An asset is anything of value that is either cash or can be converted to cash. 
Comparative statements - Financial statements which follow a consistent format but which cover different periods of time. Useful for spotting trends.
A comparative statement is a form that covers different periods of time in order to help spot patterns.

Liabilities - Plural of liability. A liability is a financial obligation, debt, claim, or potential loss.

A liability is anything that still costs you money, such as a bill or any items that could cause a debt.

Stockholder’s equity -
A company's common stock equity as it appears on a balance sheet, equal to total assets minus liabilities, preferred stock, and intangible assets such as goodwill. This is how much the company would have left over in assets if it went out of business immediately. Since companies are usually expected to grow and generate more profits in the future, most companies end up being worth far more in the marketplace than their stockholders' equity would suggest. For this reason, stockholders' equity is of more interest to value investors than growth investors. also called book value.

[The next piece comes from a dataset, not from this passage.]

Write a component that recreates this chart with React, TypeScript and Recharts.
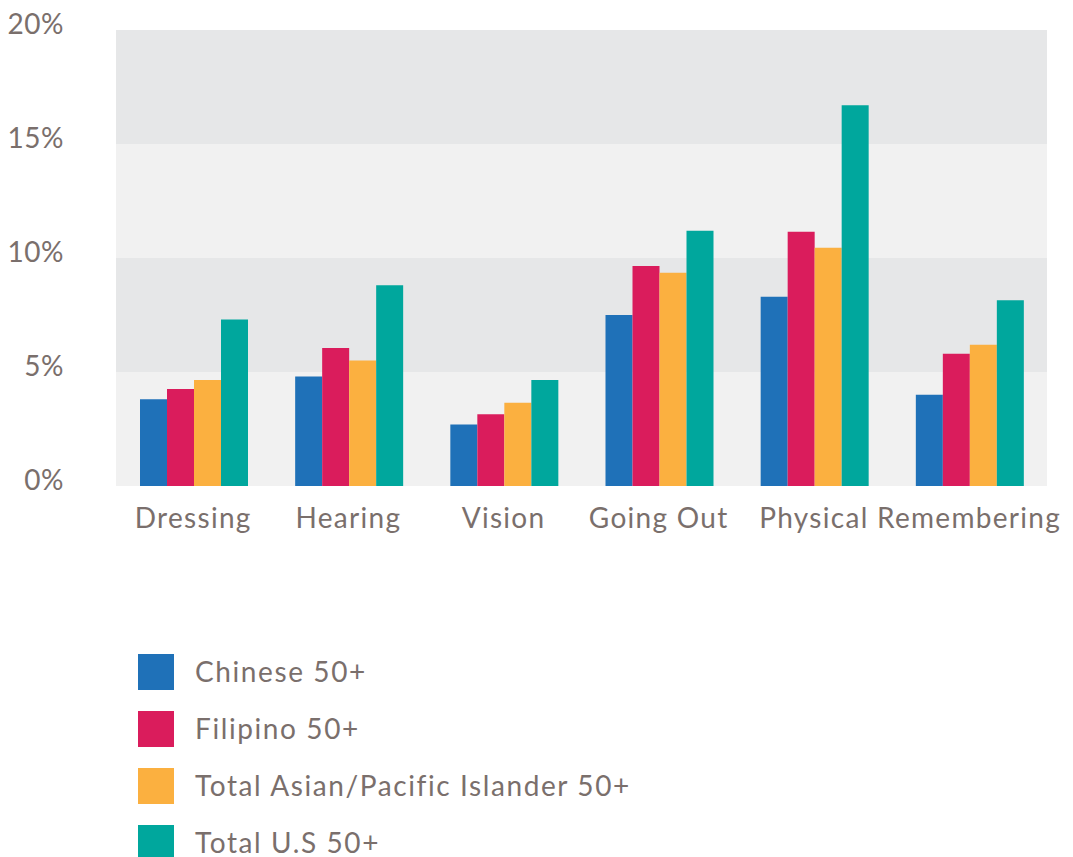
import { Bar, BarChart, ReferenceArea, XAxis, YAxis } from "recharts";

const categories = ["Dressing", "Hearing", "Vision", "Going Out", "Physical", "Remembering"];
const chinese = [3.8, 4.8, 2.7, 7.5, 8.3, 4.0];
const filipino = [4.25, 6.05, 3.15, 9.65, 11.15, 5.8];
const asianPacific = [4.65, 5.5, 3.65, 9.35, 10.45, 6.2];
const totalUS = [7.3, 8.8, 4.65, 11.2, 16.7, 8.15];
const yTicks = [0, 5, 10, 15, 20];
const bands = [
  [0, 5],
  [5, 10],
  [10, 15],
  [15, 20],
];

const series = [
  { key: "chinese", name: "Chinese 50+", color: "#1f71b8" },
  { key: "filipino", name: "Filipino 50+", color: "#da1c5c" },
  { key: "asianPacific", name: "Total Asian/Pacific Islander 50+", color: "#fbb040" },
  { key: "totalUS", name: "Total U.S 50+", color: "#00a79d" },
];

const data = categories.map((name, i) => ({
  name,
  chinese: chinese[i],
  filipino: filipino[i],
  asianPacific: asianPacific[i],
  totalUS: totalUS[i],
}));

const textColor = "#7a6f6c";
const font = "Lato, 'Open Sans', sans-serif";
const fontSize = 28;
const spacing = 1.3;

function YTick({ y, payload }: any) {
  return (
    <text
      x={64}
      y={y - 7}
      textAnchor="end"
      dominantBaseline="central"
      fill={textColor}
      fontSize={fontSize}
      fontFamily={font}
      letterSpacing={0.5}
    >
      {payload.value}%
    </text>
  );
}

function XTick({ x, y, payload }: any) {
  return (
    <text
      x={x + spacing / 2 - 1}
      y={y + 34}
      textAnchor="middle"
      fill={textColor}
      fontSize={fontSize}
      fontFamily={font}
      letterSpacing={spacing}
    >
      {payload.value}
    </text>
  );
}

export default function App() {
  return (
    <div style={{ position: "absolute", left: 0, top: 0, width: 1073, height: 857, background: "#fff" }}>
      <BarChart
        width={1073}
        height={560}
        data={data}
        margin={{ top: 30, right: 26, bottom: 0, left: 0 }}
        barCategoryGap={24}
        barGap={0}
      >
        {bands.map(([a, b], i) => (
          <ReferenceArea
            key={i}
            y1={a}
            y2={b}
            fill={i % 2 === 0 ? "#f1f1f1" : "#e6e7e8"}
            fillOpacity={1}
            stroke="none"
          />
        ))}
        <XAxis dataKey="name" height={74} axisLine={false} tickLine={false} tick={<XTick />} interval={0} />
        <YAxis
          width={116}
          domain={[0, 20]}
          ticks={yTicks}
          axisLine={false}
          tickLine={false}
          tick={<YTick />}
        />
        {series.map((s) => (
          <Bar key={s.key} dataKey={s.key} name={s.name} fill={s.color} isAnimationActive={false} />
        ))}
      </BarChart>
      <div style={{ position: "absolute", left: 138, top: 654 }}>
        {series.map((s, i) => (
          <div
            key={s.key}
            style={{ position: "absolute", left: 0, top: i * 57, display: "flex", alignItems: "center", whiteSpace: "nowrap" }}
          >
            <div style={{ width: 36, height: 36, background: s.color }} />
            <span
              style={{
                marginLeft: 21,
                color: textColor,
                fontSize,
                fontFamily: font,
                letterSpacing: 1.6,
                lineHeight: "36px",
                marginTop: -3,
              }}
            >
              {s.name}
            </span>
          </div>
        ))}
      </div>
    </div>
  );
}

            A balance sheet is a summary of the financial condition of your company at any point in time.  It includes all assets, liabilities and your net worth.  An asset is anything of value that is either cash or can be converted to cash.  A liability is anything that still costs you money, such as a bill or any items that could cause a debt.  Your net worth is how much income you have after subtracting your liabilities.  Your check book would be a good example of a balance sheet.  It shows your income (assets), bills (liabilities) and how much you have left (net worth).   An income statement shows your assets and liabilities over a period of time.  Your monthly statement from your bank would be a good example of an income statement.  It shows all income and all outgoing for the month.  This could also be called a comparative statement, which is a form that covers different periods of time in order to help spot patterns.  By combining multiple bank statements for several months you have a comparative statement which allows you to compare months to help you spot patterns in your spending and income.  A statement of retained earnings shows the changes in a company’s retained earnings in any given reporting period.  Retained earnings are the portion of income which is kept by the company often given to stockholders as dividends.  Stockholder’s equity is the value of a company’s assets minus liabilities, stock and intangible assets.  Basically what a company is worth if it goes out of business right away.  This is what value investors are interested in more than growth investors. A cash flow statement shows the flow in and out from all goods and services, stocks and bonds and investing for any given reporting period.  Each of these can be used to make future business decisions, either individually or in tandem.  These reports give you a clear picture of all your assets and liabilities for any period in time.  With this information you can see what trends develop.  Once you see patterns in your spending and income you can then develop future plans for expanding or enhancing your business.  Seeing patterns in your reports can also help you trim in places where you see that you are spending too much money.